Friday 12 December 2014

People who write games should be engaging with literary culture as much as they engage with games culture.


I’ve spoken to a number of game writers and developers who’ve expressed, in one way or another, that games should be treated with the same critical weight as more established cultural-capital-letters like Literature, Art, Cinema. It’s an old and pretty boring argument; games are art, games aren’t art, art is urinals, urinals are games, etc.

I'm on the side of games. I fully believe they are an interesting, important medium. What really frustrates me about this though is that when you ask those game writers to talk to you about literature, they’re pretty unwilling to go outside of their particular niche. Rarely do they stray outside of science fiction and fantasy. They seldom go to live readings and they almost certainly don’t read literary journals.

This is a massive generalisation, both of gaming culture and the routes into literary culture, but I have been struck nevertheless by the gaping hole between the two camps. There wouldn’t necessarily be anything wrong with this if it weren’t for two important things:

1: Gaming culture is going through a seismic shift in identity and the nerdy young male hegemony is being shattered by the inclusion of new audiences.

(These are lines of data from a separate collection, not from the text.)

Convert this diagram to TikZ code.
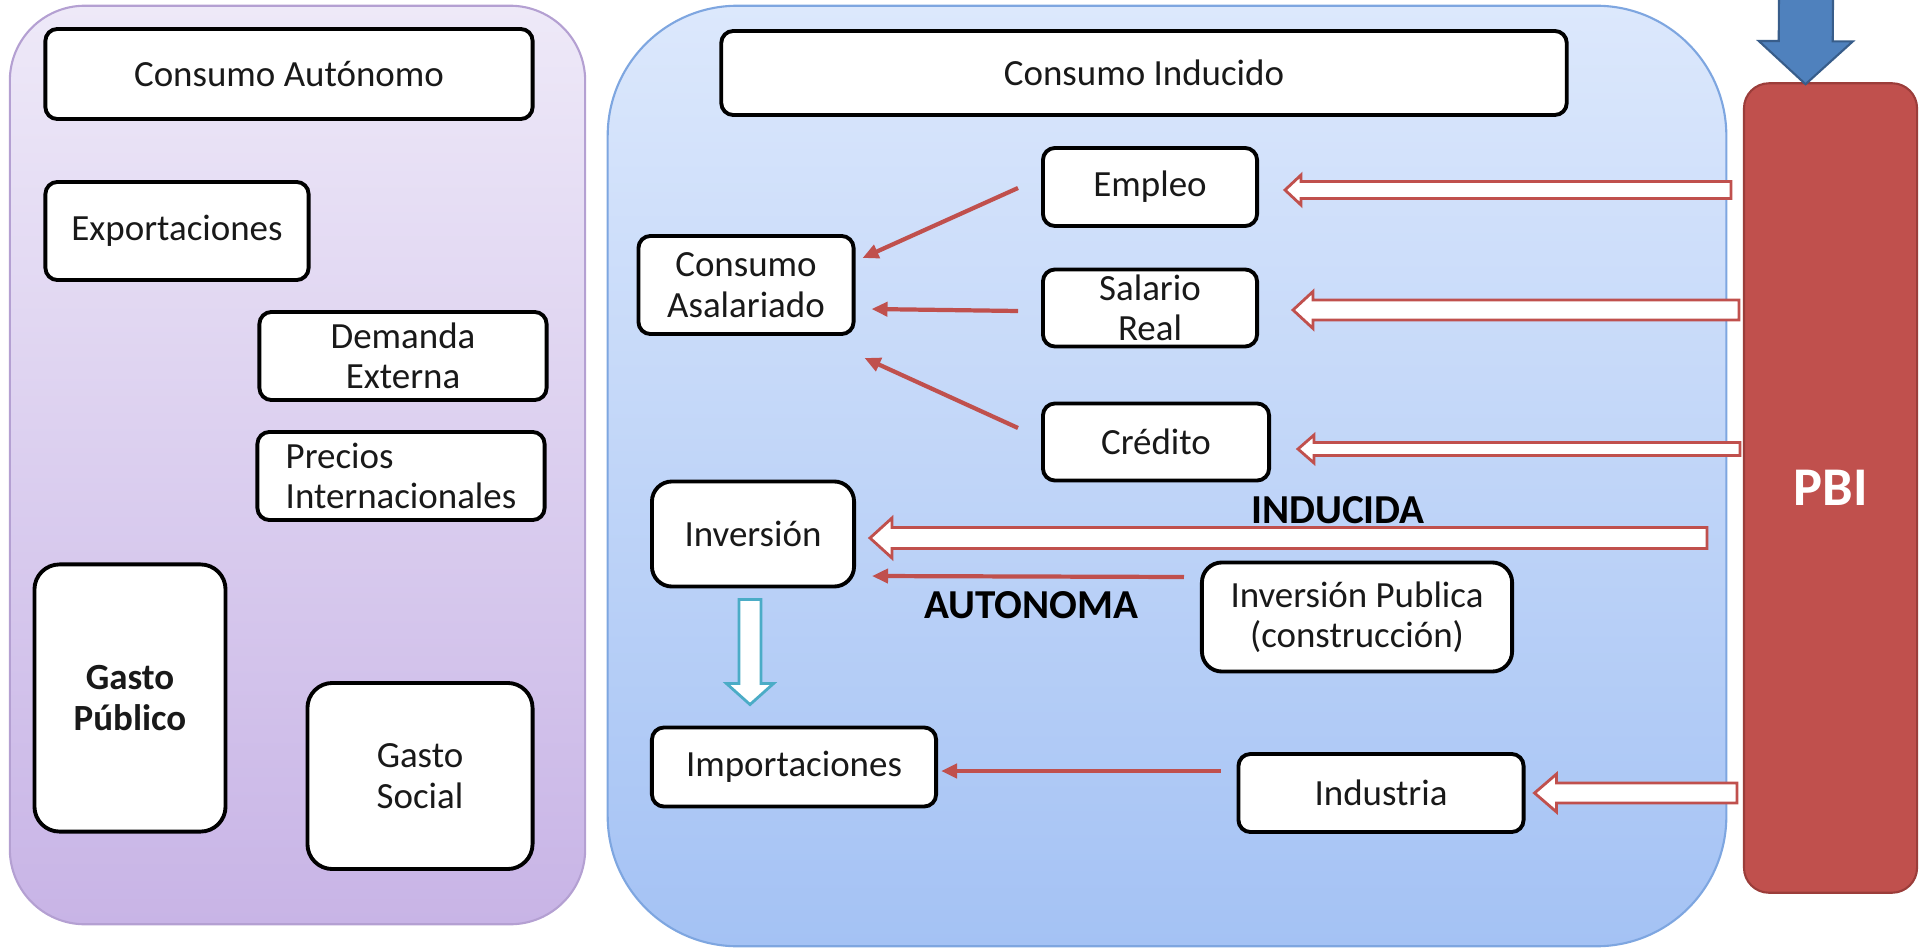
\documentclass[tikz,border=0pt]{standalone}
\usepackage{fontspec}
\setmainfont{Carlito}
\definecolor{pbired}{HTML}{C0504D}
\definecolor{pbiedge}{HTML}{9B3D3A}
\definecolor{lilatop}{HTML}{EEE9F8}
\definecolor{lilabot}{HTML}{C8B4E6}
\definecolor{lilaedge}{HTML}{B4A0D2}
\definecolor{celtop}{HTML}{DCE8FC}
\definecolor{celbot}{HTML}{A4C2F4}
\definecolor{celedge}{HTML}{7EA6E0}
\definecolor{azul}{HTML}{4F81BD}
\definecolor{azuledge}{HTML}{385D8A}
\definecolor{turq}{HTML}{4BACC6}
\usepackage{tikz}
\usetikzlibrary{arrows.meta,calc,shapes}
\newcommand{\boxfont}{\fontsize{10.5}{11.5}\selectfont}
\tikzstyle{box}=[draw=black,line width=1.1pt,rounded corners=1.2mm,fill=white,align=center,inner sep=0pt,font=\boxfont,text=black!90]
\tikzstyle{bigbox}=[box,rounded corners=2.5mm]
\tikzstyle{lpanel}=[draw=lilaedge,line width=0.6pt,rounded corners=7.5mm,top color=lilatop,bottom color=lilabot]
\tikzstyle{mpanel}=[draw=celedge,line width=0.6pt,rounded corners=13mm,top color=celtop,bottom color=celbot]
\tikzstyle{pbibar}=[draw=pbiedge,line width=0.6pt,rounded corners=2.5mm,fill=pbired,text=white,font=\fontsize{15.5}{18}\selectfont\bfseries]
\tikzstyle{lbl}=[font=\fontsize{11.7}{14}\selectfont\bfseries,inner sep=0pt]
\tikzstyle{redarr}=[draw=pbired,line width=1.2pt,-{Triangle[length=1.6mm,width=1.4mm]}]
\tikzstyle{hollowred}=[draw=pbired,line width=0.8pt,fill=white,line join=miter]
\tikzstyle{hollowturq}=[draw=turq,line width=0.8pt,fill=white,line join=miter]
\tikzstyle{bluearr}=[draw=azuledge,line width=0.6pt,fill=azul,line join=miter]
% block arrow: style, tail, tip, shaft half width, head half width, head length
\newcommand{\blockarrow}[6]{%
  \path (#3) coordinate (ba tip) (#2) coordinate (ba tail);
  \path ($(ba tip)!#6!(ba tail)$) coordinate (ba neck);
  \draw[#1] ($(ba tail)!#4!90:(ba tip)$) -- ($(ba neck)!#4!90:(ba tip)$)
    -- ($(ba neck)!#5!90:(ba tip)$) -- (ba tip) -- ($(ba neck)!#5!-90:(ba tip)$)
    -- ($(ba neck)!#4!-90:(ba tip)$) -- ($(ba tail)!#4!-90:(ba tip)$) -- cycle;
}
\begin{document}
\begin{tikzpicture}[x=0.01cm,y=-0.01cm]
\useasboundingbox (0,0) rectangle (1919,949);

% panels
\node[lpanel,minimum width=57.5mm,minimum height=91.8mm] (aut) at (297.5,465) {};
\node[mpanel,minimum width=111.8mm,minimum height=94mm] (ind) at (1167,476) {};
\node[pbibar,minimum width=17.3mm,minimum height=80.9mm] (pbi) at (1830.5,488) {PBI};

% consumo autonomo
\node[box,minimum width=48.7mm,minimum height=9mm] (ca) at (289,74) {Consumo Autónomo};
\node[box,minimum width=26.3mm,minimum height=9.8mm] (exp) at (177,231) {Exportaciones};
\node[box,minimum width=28.7mm,minimum height=8.8mm] (dem) at (403,356) {Demanda\\Externa};
\node[box,align=left,minimum width=28.7mm,minimum height=8.8mm] (pre) at (401,476) {Precios\\Internacionales};
\node[bigbox,font=\boxfont\bfseries,minimum width=19.1mm,minimum height=26.7mm] (gp) at (130,698) {Gasto\\Público};
\node[bigbox,minimum width=22.5mm,minimum height=18.6mm] (gs) at (420,776) {Gasto\\Social};

% consumo inducido
\node[box,minimum width=84.5mm,minimum height=8.4mm] (ci) at (1144,73) {Consumo Inducido};
\node[box,minimum width=21.4mm,minimum height=7.8mm] (emp) at (1150,187) {Empleo};
\node[box,minimum width=21.5mm,minimum height=9.8mm] (cas) at (746,285) {Consumo\\Asalariado};
\node[box,minimum width=21.4mm,minimum height=7.7mm] (sal) at (1150,308) {Salario\\Real};
\node[box,minimum width=22.6mm,minimum height=7.7mm] (cre) at (1156,442) {Crédito};
\node[bigbox,rounded corners=2mm,minimum width=20.2mm,minimum height=10.5mm] (inv) at (753,534) {Inversión};
\node[bigbox,rounded corners=2mm,minimum width=31mm,minimum height=10.9mm] (ip) at (1357,617) {Inversión Publica\\(construcción)};
\node[box,minimum width=28.4mm,minimum height=7.9mm] (imp) at (794,767) {Importaciones};
\node[box,minimum width=28.5mm,minimum height=7.8mm] (indu) at (1381,793) {Industria};

\node[lbl] (lind) at (1338,510) {INDUCIDA};
\node[lbl] (laut) at (1031,605) {AUTONOMA};

% thin arrows
\path[redarr] ($(emp.west)+(-23,1)$) -- ($(cas.east)+(7,-27)$);
\path[redarr] ($(sal.west)+(-23,3)$) -- ($(cas.east)+(16,24)$);
\path[redarr] ($(cre.west)+(-23,-14)$) -- ($(cas.east)+(9,73)$);
\path[redarr] ($(ip.west)+(-16,-40)$) -- ($(inv.east)+(16,42)$);
\path[redarr] ($(indu.west)+(-16,-22)$) -- ($(imp.east)+(3,4)$);

% block arrows from PBI
\blockarrow{hollowred}{$(pbi.west |- emp)+(-12,3)$}{$(emp.east)+(26,3)$}{0.85mm}{1.5mm}{1.6mm}
\blockarrow{hollowred}{$(pbi.west |- sal)+(-4,2)$}{$(sal.east)+(34,2)$}{1mm}{1.85mm}{2mm}
\blockarrow{hollowred}{$(pbi.west |- cre)+(-3,7)$}{$(cre.east)+(27,7)$}{0.65mm}{1.4mm}{1.6mm}
\blockarrow{hollowred}{$(pbi.west |- inv)+(-36,4)$}{$(inv.east)+(14,4)$}{1.05mm}{2mm}{2.2mm}
\blockarrow{hollowred}{$(pbi.west |- indu)+(-6,0)$}{$(indu.east)+(9,0)$}{1mm}{1.9mm}{2.2mm}
\blockarrow{hollowturq}{$(inv.south)+(-3,11)$}{$(imp.north)+(-44,-21)$}{1.1mm}{2.35mm}{2.1mm}
\coordinate (top) at (1806,-10);
\blockarrow{bluearr}{top}{$(pbi.north)+(-25,2)$}{2.7mm}{4.7mm}{4.3mm}

\end{tikzpicture}
\end{document}
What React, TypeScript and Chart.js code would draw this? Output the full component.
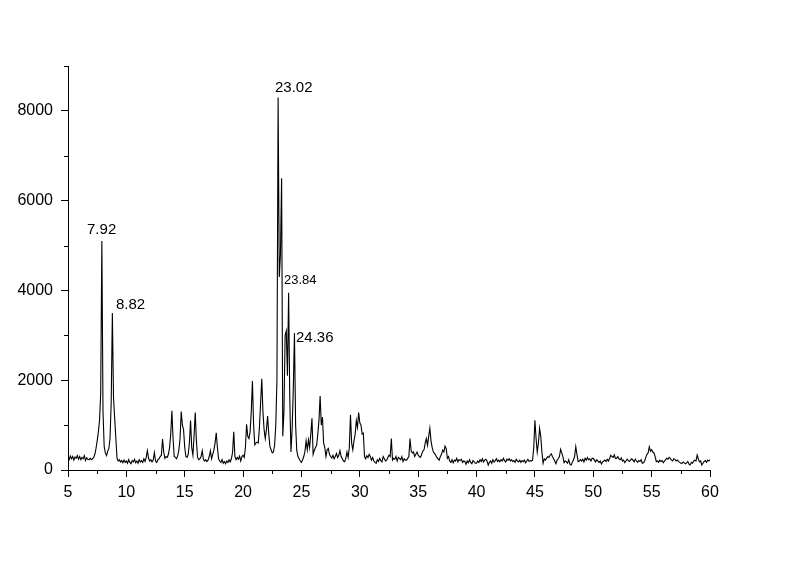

Unless games writers widen their literary nets to engage with a new set of audiences they will lose them.

2: These are writers we’re talking about. It would be pretty unthinkable for a novelist or short story writer not to be engaged with a wide variety of literature, and it is entirely arrogant for a games writer to demand acceptance from a literary culture when they themselves refuse to properly engage with that culture.

Writing has up until now been an ancillary part of game design, normally done by the developers themselves who most likely haven’t had much in the way of writing practice, but a new wave of writers/developers is putting greater importance on quality of writing. Jake Elliott and Tamas Kemenczy from Cardboard Computer and Dan Pinchbeck from The Chinese Room are each pushing the boundaries when it comes to games writing, and all of them have shown an engagement with the wider literary culture, from 20th century avant-garde theatre to 19th century Romantic novels.

Games writers who think they can survive on mediocre writing need to up their game, because developers like these are increasing in number. You need to read wide and read deep. Read outside of your medium and outside of your comfort zone.

You need to get reading now because there are better writers coming your way.